▶ [DATA LINES]

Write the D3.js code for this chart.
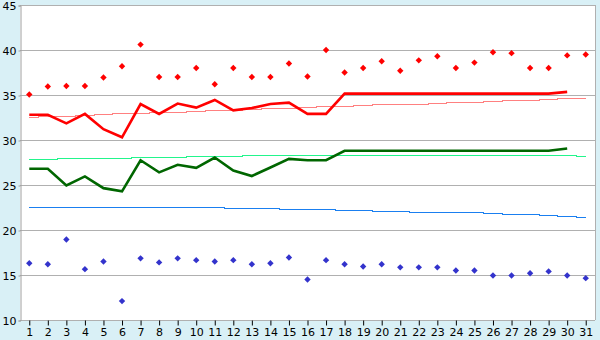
<!DOCTYPE html>
<html>
<head>
<meta charset="utf-8">
<script src="https://cdn.jsdelivr.net/npm/d3@7/dist/d3.min.js"></script>
<style>
  body { margin: 0; background: #d9f0f6; }
  svg { display: block; }
  text { font-family: "DejaVu Sans", Verdana, sans-serif; font-size: 11px; fill: #000; }
</style>
</head>
<body>
<svg id="chart" width="600" height="340"></svg>
<script>
// days of the month
const days = d3.range(1, 32);
const yTicks = [10, 15, 20, 25, 30, 35, 40, 45];

// daily highs (red diamonds) and lows (blue diamonds)
const highs = [35.05, 35.95, 36, 36, 36.95, 38.2, 40.6, 37, 37, 38, 36.2, 38, 37, 37, 38.5, 37.05,
  40, 37.5, 38, 38.75, 37.7, 38.85, 39.3, 38, 38.6, 39.75, 39.65, 38, 38, 39.4, 39.5];
const lows = [16.3, 16.2, 18.95, 15.65, 16.5, 12.1, 16.85, 16.4, 16.85, 16.65, 16.5, 16.65, 16.2,
  16.3, 16.95, 14.5, 16.65, 16.2, 15.95, 16.2, 15.85, 15.85, 15.85, 15.5, 15.5, 14.95, 14.95,
  15.2, 15.4, 14.95, 14.65];

// thick lines (days 1..30)
const redLine = [32.8, 32.8, 31.85, 32.9, 31.2, 30.3, 34.0, 32.9, 34.05, 33.6, 34.45, 33.3, 33.55,
  34.0, 34.15, 32.9, 32.9, 35.15, 35.15, 35.15, 35.15, 35.15, 35.15, 35.15, 35.15, 35.15, 35.15,
  35.15, 35.15, 35.35];
const greenLine = [26.8, 26.8, 24.95, 25.95, 24.65, 24.3, 27.75, 26.4, 27.25, 26.9, 28.05, 26.6,
  26.0, 26.95, 27.9, 27.75, 27.75, 28.8, 28.8, 28.8, 28.8, 28.8, 28.8, 28.8, 28.8, 28.8, 28.8,
  28.8, 28.8, 29.05];

// thin lines (days 1..31)
const salmonLine = [32.52, 32.56, 32.63, 32.74, 32.86, 32.97, 33.0, 33.05, 33.1, 33.2, 33.25, 33.3,
  33.38, 33.45, 33.55, 33.62, 33.7, 33.75, 33.8, 33.9, 33.95, 34.0, 34.07, 34.15, 34.22, 34.3,
  34.35, 34.42, 34.5, 34.57, 34.63];
const mintLine = [27.86, 27.86, 27.97, 27.97, 27.97, 27.97, 28.08, 28.08, 28.08, 28.19, 28.19,
  28.19, 28.3, 28.3, 28.3, 28.3, 28.3, 28.3, 28.3, 28.3, 28.3, 28.3, 28.3, 28.3, 28.3, 28.3, 28.3,
  28.3, 28.3, 28.3, 28.19];
const blueLine = [22.52, 22.52, 22.52, 22.52, 22.52, 22.52, 22.52, 22.52, 22.52, 22.52, 22.52,
  22.41, 22.41, 22.41, 22.3, 22.3, 22.3, 22.19, 22.19, 22.08, 22.08, 21.97, 21.97, 21.97, 21.97,
  21.86, 21.74, 21.74, 21.63, 21.52, 21.41];

const plotLeft = 20, plotRight = 595, plotTop = 5, plotBottom = 320;

const svg = d3.select('#chart');

const x = d3.scaleBand().domain(days).range([plotLeft, plotRight]);
const cx = d => x(d) + x.bandwidth() / 2;
const y = d3.scaleLinear().domain([10, 45]).range([plotBottom, plotTop]);

// plot background
svg.append('rect')
  .attr('x', plotLeft).attr('y', plotTop)
  .attr('width', plotRight - plotLeft).attr('height', plotBottom - plotTop)
  .attr('fill', '#fff');

// grid
svg.append('g')
  .selectAll('line')
  .data(yTicks)
  .join('line')
  .attr('x1', plotLeft).attr('x2', plotRight)
  .attr('y1', d => Math.round(y(d)) + 0.5).attr('y2', d => Math.round(y(d)) + 0.5)
  .attr('stroke', '#b0b0b0');

svg.append('line')
  .attr('x1', plotRight + 0.5).attr('x2', plotRight + 0.5)
  .attr('y1', plotTop).attr('y2', plotBottom)
  .attr('stroke', '#b0b0b0');

// y axis
const yAxis = svg.append('g')
  .attr('transform', `translate(${plotLeft + 0.5},0.5)`)
  .call(d3.axisLeft(y).tickValues(yTicks).tickSize(2).tickPadding(2));
yAxis.select('.domain').attr('stroke', '#a0a0a0');
yAxis.selectAll('.tick line').attr('stroke', '#a0a0a0');
yAxis.selectAll('text').attr('font-size', 11).attr('font-family', null);

// x axis
const xAxis = svg.append('g')
  .attr('transform', `translate(0.5,${plotBottom + 0.5})`)
  .call(d3.axisBottom(x).tickSize(5).tickPadding(3));
xAxis.select('.domain').remove();
xAxis.selectAll('.tick line').attr('stroke', '#000');
xAxis.selectAll('text').attr('font-size', 11).attr('font-family', null);

const pts = arr => arr.map((v, i) => [cx(days[i]), y(v)]);

const stepLine = d3.line().curve(d3.curveStep);
const plainLine = d3.line();

// thin trend lines
[[salmonLine, '#ff8080'], [mintLine, '#22f58c'], [blueLine, '#1a7ff0']].forEach(([arr, col]) => {
  svg.append('path')
    .attr('d', stepLine(pts(arr)))
    .attr('fill', 'none')
    .attr('stroke', col)
    .attr('stroke-width', 1)
    .attr('shape-rendering', 'crispEdges');
});

// thick lines
[[redLine, '#ff0000'], [greenLine, '#006600']].forEach(([arr, col]) => {
  svg.append('path')
    .attr('d', plainLine(pts(arr)))
    .attr('fill', 'none')
    .attr('stroke', col)
    .attr('stroke-width', 2.6);
});

// markers
const marker = d3.symbol().type(d3.symbolDiamond2).size(26);
[[highs, '#ff0000'], [lows, '#3333cc']].forEach(([arr, col]) => {
  svg.append('g')
    .selectAll('path')
    .data(arr)
    .join('path')
    .attr('transform', (d, i) => `translate(${cx(days[i])},${y(d)})`)
    .attr('d', marker)
    .attr('fill', col);
});
</script>
</body>
</html>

▶ [WHAT THE TASK ASKS]
Restate the listing above word for word, and skip the pictures.

▶ [OUTPUT OF THE EXERCISE]
Write the D3.js code for this chart.
<!DOCTYPE html>
<html>
<head>
<meta charset="utf-8">
<script src="https://cdn.jsdelivr.net/npm/d3@7/dist/d3.min.js"></script>
<style>
  body { margin: 0; background: #d9f0f6; }
  svg { display: block; }
  text { font-family: "DejaVu Sans", Verdana, sans-serif; font-size: 11px; fill: #000; }
</style>
</head>
<body>
<svg id="chart" width="600" height="340"></svg>
<script>
// days of the month
const days = d3.range(1, 32);
const yTicks = [10, 15, 20, 25, 30, 35, 40, 45];

// daily highs (red diamonds) and lows (blue diamonds)
const highs = [35.05, 35.95, 36, 36, 36.95, 38.2, 40.6, 37, 37, 38, 36.2, 38, 37, 37, 38.5, 37.05,
  40, 37.5, 38, 38.75, 37.7, 38.85, 39.3, 38, 38.6, 39.75, 39.65, 38, 38, 39.4, 39.5];
const lows = [16.3, 16.2, 18.95, 15.65, 16.5, 12.1, 16.85, 16.4, 16.85, 16.65, 16.5, 16.65, 16.2,
  16.3, 16.95, 14.5, 16.65, 16.2, 15.95, 16.2, 15.85, 15.85, 15.85, 15.5, 15.5, 14.95, 14.95,
  15.2, 15.4, 14.95, 14.65];

// thick lines (days 1..30)
const redLine = [32.8, 32.8, 31.85, 32.9, 31.2, 30.3, 34.0, 32.9, 34.05, 33.6, 34.45, 33.3, 33.55,
  34.0, 34.15, 32.9, 32.9, 35.15, 35.15, 35.15, 35.15, 35.15, 35.15, 35.15, 35.15, 35.15, 35.15,
  35.15, 35.15, 35.35];
const greenLine = [26.8, 26.8, 24.95, 25.95, 24.65, 24.3, 27.75, 26.4, 27.25, 26.9, 28.05, 26.6,
  26.0, 26.95, 27.9, 27.75, 27.75, 28.8, 28.8, 28.8, 28.8, 28.8, 28.8, 28.8, 28.8, 28.8, 28.8,
  28.8, 28.8, 29.05];

// thin lines (days 1..31)
const salmonLine = [32.52, 32.56, 32.63, 32.74, 32.86, 32.97, 33.0, 33.05, 33.1, 33.2, 33.25, 33.3,
  33.38, 33.45, 33.55, 33.62, 33.7, 33.75, 33.8, 33.9, 33.95, 34.0, 34.07, 34.15, 34.22, 34.3,
  34.35, 34.42, 34.5, 34.57, 34.63];
const mintLine = [27.86, 27.86, 27.97, 27.97, 27.97, 27.97, 28.08, 28.08, 28.08, 28.19, 28.19,
  28.19, 28.3, 28.3, 28.3, 28.3, 28.3, 28.3, 28.3, 28.3, 28.3, 28.3, 28.3, 28.3, 28.3, 28.3, 28.3,
  28.3, 28.3, 28.3, 28.19];
const blueLine = [22.52, 22.52, 22.52, 22.52, 22.52, 22.52, 22.52, 22.52, 22.52, 22.52, 22.52,
  22.41, 22.41, 22.41, 22.3, 22.3, 22.3, 22.19, 22.19, 22.08, 22.08, 21.97, 21.97, 21.97, 21.97,
  21.86, 21.74, 21.74, 21.63, 21.52, 21.41];

const plotLeft = 20, plotRight = 595, plotTop = 5, plotBottom = 320;

const svg = d3.select('#chart');

const x = d3.scaleBand().domain(days).range([plotLeft, plotRight]);
const cx = d => x(d) + x.bandwidth() / 2;
const y = d3.scaleLinear().domain([10, 45]).range([plotBottom, plotTop]);

// plot background
svg.append('rect')
  .attr('x', plotLeft).attr('y', plotTop)
  .attr('width', plotRight - plotLeft).attr('height', plotBottom - plotTop)
  .attr('fill', '#fff');

// grid
svg.append('g')
  .selectAll('line')
  .data(yTicks)
  .join('line')
  .attr('x1', plotLeft).attr('x2', plotRight)
  .attr('y1', d => Math.round(y(d)) + 0.5).attr('y2', d => Math.round(y(d)) + 0.5)
  .attr('stroke', '#b0b0b0');

svg.append('line')
  .attr('x1', plotRight + 0.5).attr('x2', plotRight + 0.5)
  .attr('y1', plotTop).attr('y2', plotBottom)
  .attr('stroke', '#b0b0b0');

// y axis
const yAxis = svg.append('g')
  .attr('transform', `translate(${plotLeft + 0.5},0.5)`)
  .call(d3.axisLeft(y).tickValues(yTicks).tickSize(2).tickPadding(2));
yAxis.select('.domain').attr('stroke', '#a0a0a0');
yAxis.selectAll('.tick line').attr('stroke', '#a0a0a0');
yAxis.selectAll('text').attr('font-size', 11).attr('font-family', null);

// x axis
const xAxis = svg.append('g')
  .attr('transform', `translate(0.5,${plotBottom + 0.5})`)
  .call(d3.axisBottom(x).tickSize(5).tickPadding(3));
xAxis.select('.domain').remove();
xAxis.selectAll('.tick line').attr('stroke', '#000');
xAxis.selectAll('text').attr('font-size', 11).attr('font-family', null);

const pts = arr => arr.map((v, i) => [cx(days[i]), y(v)]);

const stepLine = d3.line().curve(d3.curveStep);
const plainLine = d3.line();

// thin trend lines
[[salmonLine, '#ff8080'], [mintLine, '#22f58c'], [blueLine, '#1a7ff0']].forEach(([arr, col]) => {
  svg.append('path')
    .attr('d', stepLine(pts(arr)))
    .attr('fill', 'none')
    .attr('stroke', col)
    .attr('stroke-width', 1)
    .attr('shape-rendering', 'crispEdges');
});

// thick lines
[[redLine, '#ff0000'], [greenLine, '#006600']].forEach(([arr, col]) => {
  svg.append('path')
    .attr('d', plainLine(pts(arr)))
    .attr('fill', 'none')
    .attr('stroke', col)
    .attr('stroke-width', 2.6);
});

// markers
const marker = d3.symbol().type(d3.symbolDiamond2).size(26);
[[highs, '#ff0000'], [lows, '#3333cc']].forEach(([arr, col]) => {
  svg.append('g')
    .selectAll('path')
    .data(arr)
    .join('path')
    .attr('transform', (d, i) => `translate(${cx(days[i])},${y(d)})`)
    .attr('d', marker)
    .attr('fill', col);
});
</script>
</body>
</html>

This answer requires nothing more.